Since we accept the fact that UX affects all the aspects of a game, one of the main tasks for a UX Designer becomes familiarising with the game as a whole, in order to form a decent and solid user experience. Due to that, the commitment of a UX Designer is practically necessary at all stages. If the Game Designer adds features and mechanics to the game, the UX Designer visualises their game idea in a visual form and subtracts anything ‘clunky’ that adds noise to make the game more enjoyable. Among the most successful strategies is the collaborative relationship between a Game Designer and UX Designer at the initial stages of development. Sometimes Game Designers working on their own may generate excellent design ideas which sound great in theory, but when trying to implement them into a concrete interface, it is apparent that they are way too complicated, perhaps nearly impossible for proper implementation. Also, we should keep in mind that some UX solutions may go against technical limitations, so we should always understand the work of the Code team, who will have to translate all these cool ideas and features into reality. These late ‘close calls’ force game production into unpredictable adjustments, usually in the form of simplification, sometimes in a drastic way. I am confident that close communication with all team members at early stages of development is the key to frictionless UX, resulting in an excellent game experience.

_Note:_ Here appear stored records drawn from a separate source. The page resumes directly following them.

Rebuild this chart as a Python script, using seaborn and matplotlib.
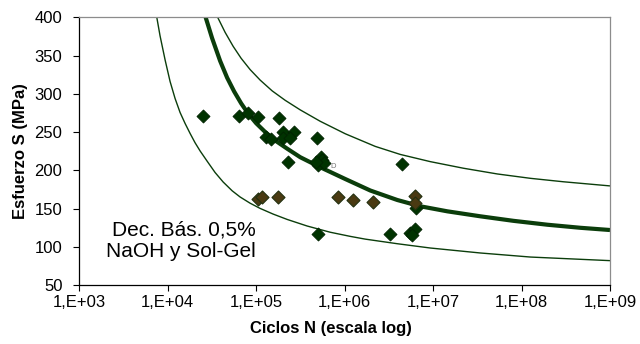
import matplotlib
matplotlib.use("Agg")
import matplotlib.pyplot as plt
import seaborn as sns
import pandas as pd

# ---------------- data ----------------
# measured specimens (dark green series)
green_N = [2.54e4, 6.49e4, 8.07e4, 1.04e5, 1.83e5, 1.30e5, 1.47e5, 2.01e5, 2.04e5,
           2.65e5, 2.43e5, 4.87e5, 2.29e5, 5.04e5, 5.41e5, 5.59e5, 5.89e5, 4.79e5,
           5.00e5, 4.46e6, 6.47e6, 3.23e6, 5.54e6, 6.31e6, 5.78e6]
green_S = [271, 271, 275, 270, 268, 244, 241, 250, 243,
           250, 243, 242, 211, 207, 218, 214, 210, 211,
           117, 208, 151, 117, 118, 123, 116]
# second series (brown)
brown_N = [1.04e5, 1.16e5, 1.75e5, 8.42e5, 1.26e6, 2.10e6, 6.31e6, 6.31e6]
brown_S = [163, 165, 165, 165, 162, 159, 166, 158]

# S-N curve (mean) and bounds
mean_N = [2.692e4, 3.184e4, 3.926e4, 4.710e4, 5.649e4, 6.776e4, 8.147e4, 1.002e5,
          1.268e5, 1.644e5, 2.249e5, 3.155e5, 5.309e5, 1.019e6, 1.954e6, 3.945e6,
          7.178e6, 1.452e7, 3.428e7, 8.091e7, 1.963e8, 4.634e8, 1.0e9]
mean_S = [400, 372.8, 343.0, 321.1, 303.2, 287.7, 274.2, 261.7,
          250.2, 239.1, 228.4, 217.3, 204.2, 188.8, 173.8, 161.4,
          153.2, 146.6, 140.1, 134.2, 129.1, 125.1, 122.2]
upper_N = [3.681e4, 4.467e4, 5.508e4, 6.776e4, 8.570e4, 1.112e5, 1.521e5, 2.133e5,
           3.155e5, 5.309e5, 1.019e6, 2.223e6, 4.266e6, 9.311e6, 2.203e7, 5.333e7,
           1.262e8, 2.979e8, 1.0e9]
upper_S = [400, 380.4, 362.1, 346.5, 331.7, 318.0, 303.9, 291.6,
           279.1, 264.2, 247.9, 231.4, 220.9, 211.5, 202.9, 195.4,
           189.7, 185.2, 179.8]
lower_N = [7.55e3, 8.22e3, 9.38e3, 1.067e4, 1.216e4, 1.384e4, 1.578e4, 1.799e4,
           2.046e4, 2.333e4, 2.799e4, 3.443e4, 4.246e4, 5.370e4, 6.607e4, 8.570e4,
           1.112e5, 1.560e5, 2.249e5, 3.784e5, 6.887e5, 1.159e6, 1.714e6, 3.945e6,
           9.311e6, 3.428e7, 1.262e8, 1.0e9]
lower_S = [400, 375.8, 344.2, 316.2, 293.9, 275.7, 261.3, 248.2,
           236.1, 225.4, 212.1, 197.3, 184.9, 173.4, 165.3, 157.2,
           150.4, 143.0, 136.0, 127.4, 119.3, 113.9, 110.3, 104.3,
           98.7, 92.2, 86.9, 82.2]

x_ticks = [1e3, 1e4, 1e5, 1e6, 1e7, 1e8, 1e9]
x_tick_labels = ["1,E+03", "1,E+04", "1,E+05", "1,E+06", "1,E+07", "1,E+08", "1,E+09"]
y_ticks = [50, 100, 150, 200, 250, 300, 350, 400]

annotation = "Dec. Bás. 0,5%\nNaOH y Sol-Gel"
x_label = "Ciclos N (escala log)"
y_label = "Esfuerzo S (MPa)"

# ---------------- style ----------------
sns.set_theme(style="white")
plt.rcParams["font.family"] = ["Liberation Sans", "DejaVu Sans"]

fig = plt.figure(figsize=(6.4, 3.44), dpi=100)
ax = fig.add_axes([79.1 / 640, 1 - 285.3 / 344, (610 - 79.1) / 640, (285.3 - 17.3) / 344])

green = "#003300"
curve_col = "#0b3d0b"

curves = [(lower_N, lower_S, 1.0), (upper_N, upper_S, 1.0), (mean_N, mean_S, 3.0)]
for cn, cs, lw in curves:
    df = pd.DataFrame({"N": cn, "S": cs})
    line_ax = sns.lineplot(data=df, x="N", y="S", sort=False, estimator=None, ax=ax,
                           color=curve_col, linewidth=lw, zorder=2)
for ln in ax.lines:
    ln.set_solid_joinstyle("round")
    ln.set_solid_capstyle("butt")

dg = pd.DataFrame({"N": green_N, "S": green_S})
db = pd.DataFrame({"N": brown_N, "S": brown_S})
sns.scatterplot(data=dg, x="N", y="S", ax=ax, marker="D", s=44,
                color=green, edgecolor="#002200", linewidth=0.6, zorder=3)
sns.scatterplot(data=db, x="N", y="S", ax=ax, marker="D", s=44,
                color="#4a3a12", edgecolor="#223010", linewidth=0.8, zorder=3)

ax.set_xscale("log")
ax.set_xlim(1e3, 1e9)
ax.set_ylim(50, 400)
ax.set_xticks(x_ticks)
ax.set_xticklabels(x_tick_labels)
ax.minorticks_off()
ax.set_yticks(y_ticks)
ax.set_yticklabels([str(v) for v in y_ticks])

ax.tick_params(axis="both", which="major", direction="out", length=4, width=0.8,
               color="black", labelsize=12, labelcolor="black")
ax.tick_params(axis="x", pad=3, bottom=True)
ax.tick_params(axis="y", pad=8, left=True)

for side in ["left", "bottom"]:
    ax.spines[side].set_color("black")
    ax.spines[side].set_linewidth(0.9)
for side in ["top", "right"]:
    ax.spines[side].set_color("#8c8c8c")
    ax.spines[side].set_linewidth(0.9)

ax.set_xlabel(x_label, fontsize=12, fontweight="bold", color="black")
ax.set_ylabel(y_label, fontsize=12, fontweight="bold", color="black")
ax.xaxis.set_label_coords((331 - 79.1) / 530.9, (285.3 - 328) / 268)
ax.yaxis.set_label_coords((20 - 79.1) / 530.9, 0.5)
ax.xaxis.label.set_verticalalignment("center")
ax.yaxis.label.set_verticalalignment("center")

ax.text((256 - 79.1) / 530.9, (285.3 - 240.5) / 268, annotation, transform=ax.transAxes,
        ha="right", va="center", multialignment="right", fontsize=15, color="black")
ax.text(6.9e5, 205, "D", fontsize=5.5, color="#777777", ha="left", va="center")

fig.savefig("out.png", dpi=100)
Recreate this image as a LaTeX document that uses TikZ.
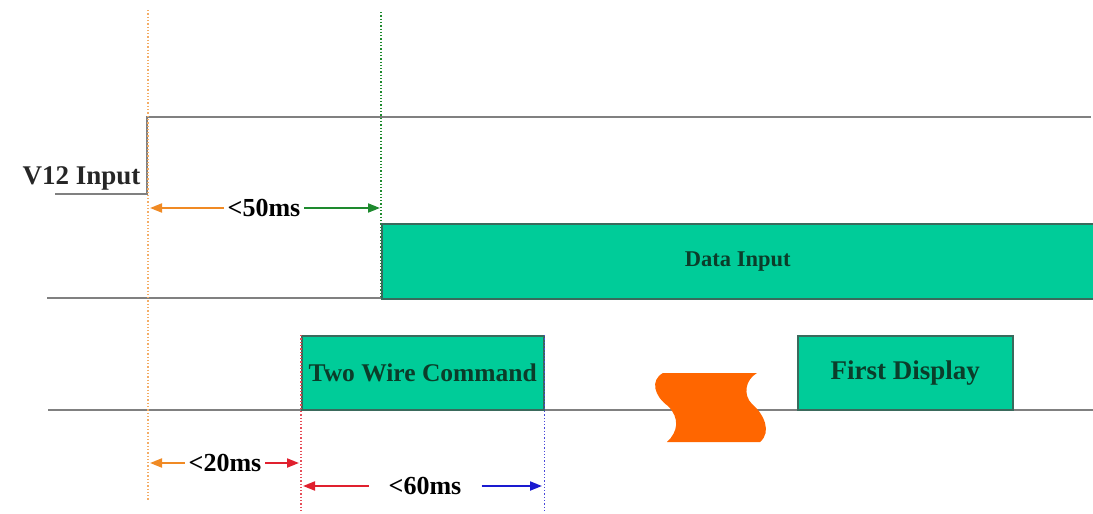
\documentclass[tikz,border=0pt]{standalone}
\usepackage{fontspec}
\setmainfont{Liberation Serif}
\usetikzlibrary{positioning,arrows.meta}
\definecolor{sigfill}{HTML}{00CC99}
\definecolor{sigedge}{HTML}{3A6A5C}
\definecolor{sigtext}{HTML}{0B3D2A}
\definecolor{lineg}{HTML}{808080}
\definecolor{dimorange}{HTML}{F08A24}
\definecolor{dimgreen}{HTML}{1E8A2E}
\definecolor{dimred}{HTML}{E0202E}
\definecolor{dimblue}{HTML}{1A1AD0}
\definecolor{breakc}{HTML}{FF6600}

\begin{document}
\begin{tikzpicture}[x=1pt,y=-1pt,
      sigbox/.style={draw=sigedge,line width=1.5pt,fill=sigfill,anchor=north west,
        inner sep=0pt,text=sigtext,font=\bfseries\fontsize{25.5}{28}\selectfont},
      sigline/.style={draw=lineg,line width=1.8pt},
      guide/.style={dotted,line width=1.3pt},
      dim/.style={line width=2pt,-{Triangle[length=12pt,width=9pt]}},
      dimtxt/.style={inner sep=4pt,font=\bfseries\fontsize{26}{28}\selectfont}]
    \useasboundingbox (0,0) rectangle (1093,514);

    % signal levels
    \draw[sigline] (55,194) -- (147,194) -- (147,117) -- (1091,117);
    \draw[sigline] (47,298) -- (381,298);
    \draw[sigline] (48,410) -- (1093,410);

    \node[anchor=east,font=\bfseries\fontsize{27}{30}\selectfont,text=black!85] (v12) at (144,178) {V12 Input};

    % timing guides
    \draw[guide,draw=dimorange!70] (148,10) -- (148,500);
    \draw[guide,draw=dimgreen] (381,12) -- (381,298);

    \node[sigbox,minimum width=712pt,minimum height=75pt] (data) at (381,223) {};
    \node[text=sigtext,font=\bfseries\fontsize{22.5}{26}\selectfont] (datatxt) at (data.center) {Data Input};
    \node[sigbox,minimum width=242pt,minimum height=74pt] (cmd) at (301,335) {Two Wire Command};
    \node[sigbox,minimum width=215pt,minimum height=74pt,font=\bfseries\fontsize{27}{30}\selectfont] (disp) at (797,335) {First Display};

    \draw[guide,draw=dimred!80] (cmd.north west) -- ++(0,175);
    \draw[guide,draw=dimblue!80] (cmd.north east) -- ++(0,177);

    % time break
    \fill[breakc] (663,373) -- (757,373)
      .. controls (745,380) and (743,395) .. (752,404)
      .. controls (764,414) and (772,432) .. (760,442)
      -- (667,442)
      .. controls (678,432) and (680,418) .. (668,406)
      .. controls (654,396) and (650,380) .. (663,373) -- cycle;

    % <50ms
    \coordinate (a50) at (150,208);
    \coordinate (b50) at (380,208);
    \node[dimtxt] (t50) at (264,208) {<50ms};
    \draw[dim,draw=dimorange,fill=dimorange] (t50) -- (a50);
    \draw[dim,draw=dimgreen,fill=dimgreen] (t50) -- (b50);

    % <20ms
    \coordinate (a20) at (150,463);
    \coordinate (b20) at (299,463);
    \node[dimtxt] (t20) at (225,463) {<20ms};
    \draw[dim,draw=dimorange,fill=dimorange] (t20) -- (a20);
    \draw[dim,draw=dimred,fill=dimred] (t20) -- (b20);

    % <60ms
    \coordinate (a60) at (303,486);
    \coordinate (b60) at (542,486);
    \node[dimtxt,inner xsep=20pt] (t60) at (425,486) {<60ms};
    \draw[dim,draw=dimred,fill=dimred] (t60) -- (a60);
    \draw[dim,draw=dimblue,fill=dimblue] (t60) -- (b60);
  \end{tikzpicture}
\end{document}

Unlike other game genres, a mobile game’s UX exposure covers significant, if not the whole area of the product. It is not just a base layer on its own, but also the whole of the metagame, with a vast majority of the game process taking place within the interface, unlike many PC & console counterparts. What makes it exponentially harder is that console/PC UX doesn’t generally concern itself with monetisation, acquisition, retention, and many other topics related to mobile games. As the cherry on the cake, mobile games are mostly developed to be used on small mobile phone screens (although these are not as small nowadays: mine, for example, does not fit into a pocket). While working on a game, the UX Designer has to comply to the whole variety of screens available. Thus, one of the most common problems while designing a user interface is in trying to negotiate the amount of information that a game is supposed to show at any one time while fitting it all on-screen and making it easy to consume. This is a critical factor in the approach of the UX/UI Designer’s work.
Last, but not the least — designing the interface for a Free To Play game often gets complicated when the developers are not aware of all the potential future features intended for the project. Game development involves the acquisition of new functions in the process of creating the game, which is unknown in early pre-production. That is why it is crucial to consider UX/UI scalability from day one. Nowadays, the most common process is when the product team work in a very agile design way, which often carries a payload of specs and documentation being either severely out of date or not existing at all. This leads to a variety of future challenges for the interface design team. One of the ways of overcoming such challenges requires constant communication and rapid prototyping to keep the interface design correct.